Nicolas Winding Refn shows off posters; Guillermo Del Toro shows off Crimson Peak
It rained in Austin yesterday afternoon, a rare enough occurrence, according to my Uber driver, to completely mess up the already-terrible Austin traffic. (Everywhere you go, everyone says that their beer is the best, and their traffic the worst.) I said that I must have brought it with me from Chicago, and the driver laughed; but it actually heralded the arrival of Guillermo del Toro, who must have been sitting in the same terrible traffic waiting to introduce a surprise screening of Crimson Peak. A grey and rainy afternoon isn’t quite a dark and stormy night, but it’s close enough for Texas.
First was a stopover at the Mondo gallery for the opening reception of Nicolas Winding Refn: The Act Of Seeing, an exhibit of exploitation posters from Refn’s extensive collection. The gallery show, consisting of bold, lurid poster advertising bait-and-switch cheapies with titles like Ruined and Torture Me, Kiss Me, is in support of an art book by the same name, which is gorgeous, expensive, and very heavy. Being the lovable prick he is, Refn says that he hasn’t even seen a lot of these movies, but he wanted to make the most expensive poster-art book ever because he could. Everyone laughs, clutching their $100 books, pretending they’re in on the joke and not its punchline. I buy a souvenir poster, because I collect exploitation move posters myself, although my collection leans more ’60s biker movie than sexploitation. I tell Refn this. He seems mildly interested. There’s an awkward moment as someone goes to fetch a fresh Sharpie, and he signs my poster. I leave, feeling as satisfied as one could in this scenario.

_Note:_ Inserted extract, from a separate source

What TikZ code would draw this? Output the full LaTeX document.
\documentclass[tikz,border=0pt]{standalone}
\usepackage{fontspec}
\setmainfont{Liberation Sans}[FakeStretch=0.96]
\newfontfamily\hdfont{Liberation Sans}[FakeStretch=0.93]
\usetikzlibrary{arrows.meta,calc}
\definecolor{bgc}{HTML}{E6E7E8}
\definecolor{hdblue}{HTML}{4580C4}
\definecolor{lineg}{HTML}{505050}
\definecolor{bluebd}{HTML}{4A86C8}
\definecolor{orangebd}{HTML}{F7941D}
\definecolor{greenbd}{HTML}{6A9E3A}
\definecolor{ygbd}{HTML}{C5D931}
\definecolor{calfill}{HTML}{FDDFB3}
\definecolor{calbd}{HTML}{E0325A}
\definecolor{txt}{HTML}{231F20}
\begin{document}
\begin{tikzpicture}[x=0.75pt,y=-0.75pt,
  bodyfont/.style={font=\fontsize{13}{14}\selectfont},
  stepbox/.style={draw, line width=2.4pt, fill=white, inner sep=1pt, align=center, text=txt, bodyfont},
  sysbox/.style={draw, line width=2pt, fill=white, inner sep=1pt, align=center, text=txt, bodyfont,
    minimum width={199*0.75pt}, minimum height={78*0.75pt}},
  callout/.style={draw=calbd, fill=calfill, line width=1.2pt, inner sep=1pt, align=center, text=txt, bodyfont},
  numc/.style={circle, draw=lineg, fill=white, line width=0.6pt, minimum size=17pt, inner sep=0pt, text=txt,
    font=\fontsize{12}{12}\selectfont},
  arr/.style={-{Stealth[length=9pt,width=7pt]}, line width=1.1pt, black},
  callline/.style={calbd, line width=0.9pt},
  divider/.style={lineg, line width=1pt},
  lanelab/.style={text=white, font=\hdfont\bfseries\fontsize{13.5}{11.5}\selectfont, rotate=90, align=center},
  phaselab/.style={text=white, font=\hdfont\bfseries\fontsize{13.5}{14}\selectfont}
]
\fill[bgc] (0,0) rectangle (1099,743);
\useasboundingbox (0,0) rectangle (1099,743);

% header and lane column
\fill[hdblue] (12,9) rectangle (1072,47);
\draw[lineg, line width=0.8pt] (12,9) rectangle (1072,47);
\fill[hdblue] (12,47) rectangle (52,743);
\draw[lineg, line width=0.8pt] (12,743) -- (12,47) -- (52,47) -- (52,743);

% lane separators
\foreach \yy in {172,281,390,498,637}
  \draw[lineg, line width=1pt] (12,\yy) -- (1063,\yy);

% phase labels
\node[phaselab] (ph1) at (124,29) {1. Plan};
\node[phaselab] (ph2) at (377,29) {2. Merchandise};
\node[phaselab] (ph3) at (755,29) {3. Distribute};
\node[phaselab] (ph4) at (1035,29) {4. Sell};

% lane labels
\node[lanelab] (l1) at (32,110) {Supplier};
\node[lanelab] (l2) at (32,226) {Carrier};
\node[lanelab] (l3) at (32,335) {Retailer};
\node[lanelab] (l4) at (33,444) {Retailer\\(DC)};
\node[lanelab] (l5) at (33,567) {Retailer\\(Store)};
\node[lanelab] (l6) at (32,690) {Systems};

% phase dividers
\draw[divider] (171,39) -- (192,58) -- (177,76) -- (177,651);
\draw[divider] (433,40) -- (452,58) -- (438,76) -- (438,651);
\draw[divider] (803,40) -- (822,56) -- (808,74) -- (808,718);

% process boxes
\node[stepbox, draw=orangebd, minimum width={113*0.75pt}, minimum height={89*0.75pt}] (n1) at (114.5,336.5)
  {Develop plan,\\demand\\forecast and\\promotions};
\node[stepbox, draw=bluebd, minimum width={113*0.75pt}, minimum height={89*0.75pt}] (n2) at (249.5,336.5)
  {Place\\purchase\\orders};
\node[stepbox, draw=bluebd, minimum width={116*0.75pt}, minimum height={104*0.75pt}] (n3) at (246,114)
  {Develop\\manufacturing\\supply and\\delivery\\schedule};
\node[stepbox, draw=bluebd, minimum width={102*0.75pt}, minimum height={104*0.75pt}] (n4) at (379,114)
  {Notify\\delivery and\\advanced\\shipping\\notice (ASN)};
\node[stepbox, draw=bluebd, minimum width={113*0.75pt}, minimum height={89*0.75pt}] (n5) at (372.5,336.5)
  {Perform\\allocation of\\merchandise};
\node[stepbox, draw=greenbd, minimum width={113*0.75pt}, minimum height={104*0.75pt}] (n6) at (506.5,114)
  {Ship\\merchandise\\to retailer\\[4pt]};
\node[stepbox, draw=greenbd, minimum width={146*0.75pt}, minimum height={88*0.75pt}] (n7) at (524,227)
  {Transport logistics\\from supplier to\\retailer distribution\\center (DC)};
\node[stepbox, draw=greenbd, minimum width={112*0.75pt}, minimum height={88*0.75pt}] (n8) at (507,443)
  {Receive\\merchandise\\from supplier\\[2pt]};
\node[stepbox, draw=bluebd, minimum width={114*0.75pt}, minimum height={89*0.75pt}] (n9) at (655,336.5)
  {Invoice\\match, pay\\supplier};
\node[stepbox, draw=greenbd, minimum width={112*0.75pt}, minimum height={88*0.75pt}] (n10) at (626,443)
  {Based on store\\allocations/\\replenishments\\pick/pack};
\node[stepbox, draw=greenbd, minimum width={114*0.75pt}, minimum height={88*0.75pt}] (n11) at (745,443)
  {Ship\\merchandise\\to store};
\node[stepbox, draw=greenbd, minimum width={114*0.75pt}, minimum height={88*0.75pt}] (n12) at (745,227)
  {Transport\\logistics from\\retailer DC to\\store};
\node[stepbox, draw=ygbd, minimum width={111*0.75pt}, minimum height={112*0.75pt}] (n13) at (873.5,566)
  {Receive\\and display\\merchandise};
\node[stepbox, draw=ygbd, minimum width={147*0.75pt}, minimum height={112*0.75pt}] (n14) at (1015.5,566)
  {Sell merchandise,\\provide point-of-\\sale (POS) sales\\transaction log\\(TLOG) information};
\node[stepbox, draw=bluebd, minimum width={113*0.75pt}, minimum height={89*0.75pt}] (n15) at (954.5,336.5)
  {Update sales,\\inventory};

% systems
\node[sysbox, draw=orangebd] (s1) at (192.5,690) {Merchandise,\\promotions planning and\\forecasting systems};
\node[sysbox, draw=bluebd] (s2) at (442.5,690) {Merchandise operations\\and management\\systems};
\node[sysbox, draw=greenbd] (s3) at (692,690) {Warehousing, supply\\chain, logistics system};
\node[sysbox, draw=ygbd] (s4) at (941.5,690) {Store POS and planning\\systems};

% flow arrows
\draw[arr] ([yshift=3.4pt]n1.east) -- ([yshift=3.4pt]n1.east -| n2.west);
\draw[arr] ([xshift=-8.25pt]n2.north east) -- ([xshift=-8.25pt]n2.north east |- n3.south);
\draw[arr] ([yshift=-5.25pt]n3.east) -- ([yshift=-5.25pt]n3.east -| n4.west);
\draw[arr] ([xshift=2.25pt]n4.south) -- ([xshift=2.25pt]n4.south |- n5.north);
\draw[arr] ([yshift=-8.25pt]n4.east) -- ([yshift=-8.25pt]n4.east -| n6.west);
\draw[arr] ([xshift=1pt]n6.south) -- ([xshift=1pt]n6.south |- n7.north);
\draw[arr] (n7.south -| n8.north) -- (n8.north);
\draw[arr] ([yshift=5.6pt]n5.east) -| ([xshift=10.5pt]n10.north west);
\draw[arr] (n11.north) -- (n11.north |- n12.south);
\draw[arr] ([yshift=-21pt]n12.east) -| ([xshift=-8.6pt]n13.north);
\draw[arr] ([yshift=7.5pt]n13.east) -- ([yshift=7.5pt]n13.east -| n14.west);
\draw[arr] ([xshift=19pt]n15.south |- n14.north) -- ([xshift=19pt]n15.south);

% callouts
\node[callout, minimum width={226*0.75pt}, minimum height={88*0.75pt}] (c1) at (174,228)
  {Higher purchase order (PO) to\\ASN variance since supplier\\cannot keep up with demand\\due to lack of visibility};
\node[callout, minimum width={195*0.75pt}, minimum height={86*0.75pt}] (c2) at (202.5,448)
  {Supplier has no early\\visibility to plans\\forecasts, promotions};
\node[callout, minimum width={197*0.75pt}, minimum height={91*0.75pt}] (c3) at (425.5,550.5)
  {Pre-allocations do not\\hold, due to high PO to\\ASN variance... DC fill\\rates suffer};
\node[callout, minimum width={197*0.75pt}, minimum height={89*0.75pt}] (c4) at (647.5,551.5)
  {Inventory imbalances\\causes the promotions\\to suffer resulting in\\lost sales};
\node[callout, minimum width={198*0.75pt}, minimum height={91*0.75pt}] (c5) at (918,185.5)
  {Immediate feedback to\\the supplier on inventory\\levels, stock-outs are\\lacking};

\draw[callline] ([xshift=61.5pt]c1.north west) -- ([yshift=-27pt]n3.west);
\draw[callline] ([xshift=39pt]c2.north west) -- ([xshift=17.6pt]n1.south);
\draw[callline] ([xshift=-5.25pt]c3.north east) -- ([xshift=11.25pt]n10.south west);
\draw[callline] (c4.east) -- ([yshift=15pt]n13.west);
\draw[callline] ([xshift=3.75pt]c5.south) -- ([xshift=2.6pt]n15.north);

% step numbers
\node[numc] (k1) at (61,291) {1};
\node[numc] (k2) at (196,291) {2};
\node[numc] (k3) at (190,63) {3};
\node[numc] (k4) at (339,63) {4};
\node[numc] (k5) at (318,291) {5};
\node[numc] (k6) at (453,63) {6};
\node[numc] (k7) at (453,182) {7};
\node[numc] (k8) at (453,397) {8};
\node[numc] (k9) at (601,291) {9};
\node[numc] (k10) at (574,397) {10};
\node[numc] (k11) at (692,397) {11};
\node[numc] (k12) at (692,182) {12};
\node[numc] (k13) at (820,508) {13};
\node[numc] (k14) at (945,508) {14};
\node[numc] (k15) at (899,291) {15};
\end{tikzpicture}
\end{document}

Friday night was the first of Fantastic Fest’s famed secret screenings, which fall into two categories: Marquee studio genre films, and under-the-radar festival titles. Alamo CEO Tim League stands in front of the packed theater and tells everyone that this will be one of the latter, and to please welcome a young emerging Latin American filmmaker. Del Toro walks out, and everyone loses their shit. Del Toro says that, contrary to what we might have heard, Crimson Peak is a Gothic romance, and not a horror movie. He adds that when he showed the movie to Alfonso Cuarón, Cuarón told him that he was really channeling his “inner 14-year-old bookish girl.” League makes a point of emphasizing that full reviews are embargoed and we absolutely cannot under any circumstances reveal any plot details of the film, so I can’t say much else except that both those statements are accurate, and that while del Toro said the film cost $50 million in the Q&A, it looks like it cost more.
The lush Gothic stylings of Crimson Peak serve as a nice companion to one of the repertory titles at Fantastic Fest, 1973’s Belladonna Of Sadness (B), which has never been released in the U.S. (The restoration playing the festival includes eight additional minutes of footage). Produced by Astro Boy creator Osamu Tezuka and directed by his longtime collaborator Eiichi Yamamoto, Belladonna Of Sadness is a surrealist, explicitly erotic fairy tale with a visual style that recalls Ralph Bakshi and Gustav Klimt. The unconventional (and rather slow) animation style consists mostly of the camera panning over luminous still watercolor paintings accompanied by a psych-rock orchestra, which is another way of saying it’s one of the most ’70s things I’ve ever seen. The story is also very ’70s in that there’s a lot of sexual assault—the sensitive may find the brutality overwhelms the beauty at times—although our long-suffering heroine’s transformation into a untamable sex witch is intriguing.
Contrast this with one of last night’s late-night picks, In Search Of The Ultra Sex (C-), a collage of scenes from ’70s, ’80s, and ’90s pornos (and, uh, Samurai Cop) combined to produce a very, very loose narrative about a team of galactic crusaders sent to find something called “the ultra sex” and cure the plague of horniness that has gripped mankind. The overarching narrative is accomplished through proudly stupid Mad Movies-esque dubbing by two French guys; comedy is sometimes hard to translate, but considering the sophistication level of this film, I don’t think that’s the case. Some of the clips are outrageous enough to elicit chuckles on their own—one features a deeply tanned man with a phallic Pinocchio face getting what can only be called a nose job—but layering two guys calling each other “R2Dick2” and “Captain Cock” in silly voices over that doesn’t add anything. In Search Of The Ultra Sex seems to be for 13-year-old boys who don’t mind subtitles with their potty humor—which is to say, it’s for practically no one.